From: Dawn M. Wolthuis <dwolt_at_tincat-group.comREMOVE>
Date: Wed, 30 Jun 2004 16:21:35 -0500
Message-ID: <cbvatf$fvc$1@news.netins.net>


"Jeff Lanfield" <jlanfield2003_at_yahoo.com> wrote in message news:235c483f.0406301220.1e41d7c4_at_posting.google.com...
> Suppose I have users that can belong to organizations. Organizations
> are arranged in a tree. Each organization has only one parent
> organization but a user maybe a member of multiple organizations.
>
> The problem that I'm facing that both organizations and individual
> users may have relationships with other entities which are
> semantically the same. For instance, an individual user can purchase
> things and so can an organization. An individual user can have
> business partners and so can an organization. So it seems that I would
> need to have a duplicate set of link tables that link a user to a
> purchase and then a parallel link table linking an organization to a
> purchase. If I have N entities with which both users and organizations
> may have relationships then I need 2*N link tables. There is nothing
> wrong with that per se but just not elegant to have two different
> tables for a relationship which is the same in nature, e.g.
> purchaser->purchaseditem.
>
> One other approach I was thinking of is to create an intermediate
> entity (say it's called "holder") that will be used to hold references
> to all the relationships that both an organization and an individual
> may have. There will be 2 link tables linking organizations to
> "holder" and users to "holder". Holder will in turn reference the
> purchases, partners and so on. In this case the number of link tables
> will be N+2 as opposed to 2*N but it will have a performance cost of
> an extra join.

This is common scenario for a Customer, for example, where the Customer can then be either an organization or an individual.

> Is there a better way of modelling this notion of 2 different entities
> that can possess similar relationships with N other entities?
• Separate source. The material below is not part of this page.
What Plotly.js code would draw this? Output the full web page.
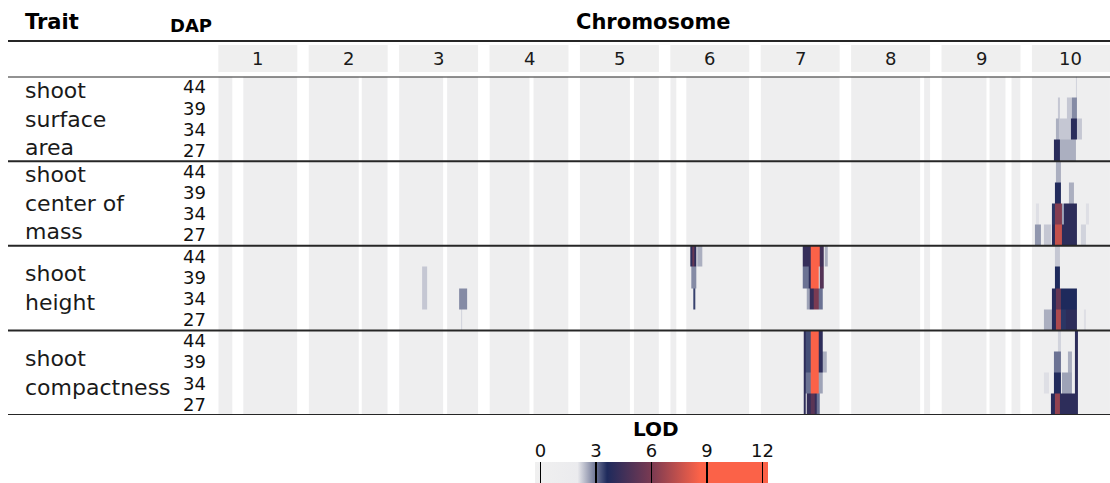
<!DOCTYPE html>
<html><head><meta charset="utf-8">
<script src="https://cdn.plot.ly/plotly-3.0.1.min.js"></script>
<style>html,body{margin:0;padding:0;background:#fff}#chart{width:1110px;height:483px}</style>
</head><body><div id="chart"></div>
<script>
// ---------------- data ----------------
const chromosomes = ['1','2','3','4','5','6','7','8','9','10'];
const chromLengthMb = [307, 244, 235, 247, 224, 174, 182, 181, 160, 150];
const traitLabels = ['shoot<br>surface<br>area', 'shoot<br>center of<br>mass', 'shoot<br>height', 'shoot<br>compactness'];
const dapLevels = [44, 39, 34, 27];
const backgroundLod = 0.5;
// marker-free stretches (Mb)
const gapChr  = [1,  2,   3,   4,   5,   6,  8,   9,  9];
const gapFrom = [53, 153, 130, 125, 143, 14, 158, 92, 130];
const gapTo   = [96, 163, 142, 137, 152, 36, 167, 98, 142];
// QTL signal: [traitIndex, DAP, fromMb, toMb, LOD]
const qtlChr3 = [
  [2,39, 67,82, 2.3],[2,34, 67,82, 2.3],[2,34, 178,201, 2.8],[2,27, 183,187, 2.2]
];
const qtlChr6 = [
  [2,44, 45,58, 4.0],[2,44, 49,53, 5.5],[2,44, 60,71, 2.5],[2,39, 47,58, 2.8],[2,34, 51,54, 3.4]
];
const qtlChr7 = [
  [2,44, 97,116, 4.2],[2,44, 116,137, 9.5],[2,44, 137,146, 4.5],[2,44, 148,155, 2.5],
  [2,39, 97,111, 3.0],[2,39, 111,116, 4.0],[2,39, 116,134, 8.8],[2,39, 137,144, 5.0],
  [2,34, 105,114, 2.6],[2,34, 114,121, 4.2],[2,34, 121,134, 6.0],[2,34, 134,143, 3.0],
  [3,44, 100,104, 4.0],[3,44, 104,116, 3.3],[3,44, 116,134, 9.5],[3,44, 134,142, 4.0],
  [3,39, 100,104, 4.0],[3,39, 104,116, 3.3],[3,39, 116,134, 9.5],[3,39, 134,142, 4.0],[3,39, 142,153, 2.5],
  [3,34, 100,104, 4.0],[3,34, 104,116, 3.0],[3,34, 116,134, 8.8],[3,34, 134,143, 2.6],
  [3,27, 100,104, 4.0],[3,27, 107,116, 4.2],[3,27, 116,125, 5.2],[3,27, 125,130, 4.2],[3,27, 130,137, 3.0]
];
const qtlChr10 = [
  [0,44, 84,86, 2.2],
  [0,39, 50,54, 2.3],[0,39, 68,77, 2.3],[0,39, 77,86, 2.8],
  [0,34, 46,52, 2.5],[0,34, 52,75, 2.3],[0,34, 75,86, 3.9],[0,34, 86,96, 2.3],
  [0,27, 42,53, 3.9],[0,27, 53,85, 2.5],
  [1,44, 46,56, 2.5],
  [1,39, 44,56, 3.7],[1,39, 71,80, 2.5],
  [1,34, 8,14, 2.1],[1,34, 39,44, 3.5],[1,34, 44,57, 6.2],[1,34, 57,61, 2.6],[1,34, 61,86, 4.0],[1,34, 103,109, 2.1],
  [1,27, 6,18, 2.7],[1,27, 23,37, 2.3],[1,27, 39,44, 3.8],[1,27, 44,57, 7.5],[1,27, 57,86, 4.0],[1,27, 95,103, 2.2],
  [2,44, 44,54, 2.3],
  [2,39, 44,54, 3.6],
  [2,34, 39,46, 3.8],[2,34, 46,56, 5.5],[2,34, 56,86, 3.6],
  [2,27, 23,39, 2.5],[2,27, 39,46, 3.8],[2,27, 46,56, 7.0],[2,27, 56,65, 3.5],[2,27, 65,86, 4.0],[2,27, 99,103, 2.1],
  [3,44, 50,56, 2.2],[3,44, 82,88, 4.0],
  [3,39, 42,56, 3.0],[3,39, 69,77, 2.5],[3,39, 82,88, 4.0],
  [3,34, 23,33, 2.1],[3,34, 42,56, 3.7],[3,34, 57,77, 2.6],[3,34, 82,88, 4.0],
  [3,27, 37,44, 3.8],[3,27, 44,54, 6.5],[3,27, 54,82, 4.0],[3,27, 82,88, 4.0]
];
const qtlByChr = {3: qtlChr3, 6: qtlChr6, 7: qtlChr7, 10: qtlChr10};
const lodTicks = [0, 3, 6, 9, 12];
const lodRange = [-0.3, 12.3];

// ---------------- geometry / style ----------------
const W = 1110, H = 483;
const FONT = 'DejaVu Sans';
const panelLeft0 = 218.3, panelPitch = 90.4, panelWidth = 79;
const plotTop = 76.5, plotBottom = 415;
const nRows = traitLabels.length * dapLevels.length;
const px = v => v / W, py = v => 1 - v / H;

const lo = lodRange[0], span = lodRange[1] - lodRange[0];
const nz = v => (v - lo) / span;
const colorscale = [
  [0, '#f0f0f0'], [nz(2.0), '#ebebee'], [nz(3.6), '#1e2a5c'],
  [nz(6.0), '#7a3a52'], [nz(8.6), '#fb6248'], [1, '#fb6248']
];

function buildPanel(ci) {
  const chr = ci + 1, L = chromLengthMb[ci];
  const gaps = [];
  gapChr.forEach((c, k) => { if (c === chr) gaps.push([gapFrom[k], gapTo[k]]); });
  const qtl = qtlByChr[chr] || [];
  let pts = [0, L];
  gaps.forEach(g => pts.push(g[0], g[1]));
  qtl.forEach(q => pts.push(q[2], q[3]));
  pts = Array.from(new Set(pts.filter(p => p >= 0 && p <= L))).sort((a, b) => a - b);
  const z = [];
  for (let r = 0; r < nRows; r++) z.push([]);
  for (let j = 0; j < pts.length - 1; j++) {
    const mid = (pts[j] + pts[j + 1]) / 2;
    const inGap = gaps.some(g => mid > g[0] && mid < g[1]);
    for (let r = 0; r < nRows; r++) z[r].push(inGap ? null : backgroundLod);
    if (inGap) continue;
    qtl.forEach(q => {
      if (mid > q[2] && mid < q[3]) {
        const r = q[0] * dapLevels.length + dapLevels.indexOf(q[1]);
        z[r][j] = Math.max(z[r][j], q[4]);
      }
    });
  }
  return {x: pts, z: z};
}

const traces = [];
const layout = {
  width: W, height: H,
  margin: {l: 0, r: 0, t: 0, b: 0, pad: 0, autoexpand: false},
  paper_bgcolor: '#fff', plot_bgcolor: 'rgba(0,0,0,0)',
  font: {family: FONT, color: '#1a1a1a'},
  showlegend: false,
  shapes: [], annotations: [],
  yaxis: {
    domain: [py(plotBottom), py(plotTop)],
    range: [nRows - 0.5, -0.5],
    anchor: 'free', position: px(206),
    tickmode: 'array',
    tickvals: Array.from({length: nRows}, (_, r) => r),
    ticktext: Array.from({length: nRows}, (_, r) => String(dapLevels[r % dapLevels.length])),
    ticks: '', showgrid: false, zeroline: false, showline: false,
    tickfont: {size: 18, color: '#111', family: FONT}
  }
};

chromosomes.forEach((chr, ci) => {
  const ax = ci === 0 ? 'x' : 'x' + (ci + 1);
  const axKey = ci === 0 ? 'xaxis' : 'xaxis' + (ci + 1);
  const left = panelLeft0 + ci * panelPitch;
  layout[axKey] = {
    domain: [px(left), Math.min(1, px(left + panelWidth))],
    range: [0, chromLengthMb[ci]], anchor: 'y', visible: false,
    showgrid: false, zeroline: false, fixedrange: true
  };
  const p = buildPanel(ci);
  const tr = {
    type: 'heatmap', x: p.x, y: Array.from({length: nRows}, (_, r) => r), z: p.z,
    xaxis: ax, yaxis: 'y', colorscale: colorscale, zmin: lodRange[0], zmax: lodRange[1],
    zsmooth: false, hoverinfo: 'skip', showscale: ci === 0, xgap: 0, ygap: 0
  };
  if (ci === 0) {
    tr.colorbar = {
      orientation: 'h', x: px(535), xanchor: 'left', y: -21 / H, yanchor: 'bottom',
      len: 233, lenmode: 'pixels', thickness: 21, thicknessmode: 'pixels',
      xpad: 0, ypad: 0, outlinewidth: 0, bgcolor: 'rgba(0,0,0,0)',
      tickmode: 'array', tickvals: lodTicks, ticks: 'inside', ticklen: 21,
      tickwidth: 1.5, tickcolor: '#000', showticklabels: false
    };
  }
  traces.push(tr);
  // strip
  layout.shapes.push({type: 'rect', xref: ax + ' domain', yref: 'paper', x0: 0, x1: 1,
    y0: py(72), y1: py(45), fillcolor: '#efefef', line: {width: 0}, layer: 'below'});
  layout.annotations.push({xref: ax + ' domain', yref: 'paper', x: 0.5, y: py(58.5),
    text: chr, showarrow: false, font: {size: 18, color: '#1a1a1a'}, xanchor: 'center', yanchor: 'middle'});
});

// legend axis (tick labels of the LOD colour bar)
layout.xaxis11 = {
  domain: [px(535), px(768)], range: lodRange, anchor: 'y2', side: 'top',
  tickmode: 'array', tickvals: lodTicks, ticks: '', showgrid: false, zeroline: false, showline: false,
  tickfont: {size: 18, color: '#111', family: FONT}, fixedrange: true
};
layout.yaxis2 = {domain: [0, py(462)], range: [0, 1], anchor: 'x11', visible: false, fixedrange: true};
traces.push({type: 'scatter', x: [lodTicks[0]], y: [0], xaxis: 'x11', yaxis: 'y2', mode: 'markers',
  marker: {opacity: 0, size: 1}, hoverinfo: 'skip'});
layout.annotations.push({xref: 'x11 domain', yref: 'paper', x: 0.52, y: py(429), text: '<b>LOD</b>',
  xanchor: 'center', yanchor: 'middle', showarrow: false, font: {size: 20, color: '#000'}});

// rules
const lineStyle = {color: '#262626', width: 2};
layout.shapes.push({type: 'line', xref: 'paper', yref: 'paper', x0: px(8), x1: 1, y0: py(41), y1: py(41), line: lineStyle});
for (let b = 0; b <= traitLabels.length; b++) {
  const yv = b * dapLevels.length - 0.5;
  layout.shapes.push({type: 'line', xref: 'paper', yref: 'y', x0: px(8), x1: 1, y0: yv, y1: yv, line: lineStyle});
}
// trait labels
traitLabels.forEach((t, i) => {
  layout.annotations.push({xref: 'paper', yref: 'y', x: px(23), y: i * dapLevels.length + (dapLevels.length - 1) / 2,
    text: t, align: 'left', xanchor: 'left', yanchor: 'middle', showarrow: false,
    font: {size: 22, color: '#1a1a1a'}});
});
// headers
layout.annotations.push({xref: 'paper', yref: 'paper', x: px(23), y: py(22), text: '<b>Trait</b>',
  xanchor: 'left', yanchor: 'middle', showarrow: false, font: {size: 21, color: '#000'}});
layout.annotations.push({xref: 'paper', yref: 'paper', x: px(191.5), y: py(26), text: '<b>DAP</b>',
  xanchor: 'center', yanchor: 'middle', showarrow: false, font: {size: 18, color: '#000'}});
layout.annotations.push({xref: 'paper', yref: 'paper', x: px(653), y: py(22), text: '<b>Chromosome</b>',
  xanchor: 'center', yanchor: 'middle', showarrow: false, font: {size: 21, color: '#000'}});

Plotly.newPlot('chart', traces, layout, {staticPlot: true, displayModeBar: false});
</script>
</body></html>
If you are just looking to model it, then using an interface/implementation approach would work where you have Customer (Holder) as an interface and Organization and Person both implementing that interface. You could toss in an abstract class (partial implementation of the Interface) for the relationship implementations and extend that too. This is more handily modeled in UML OO types of diagrams than with relations, it seems to me.

But, if you are looking to model it in order to implement in a SQL database then I think you are headed down the right path with your Holder pattern, although there could be other approaches that I'm missing too. I'd suggest putting some work into picking a meaningful name for the Holder relation (for example, it makes complete sense to everyone that a Customer could be a person or an org).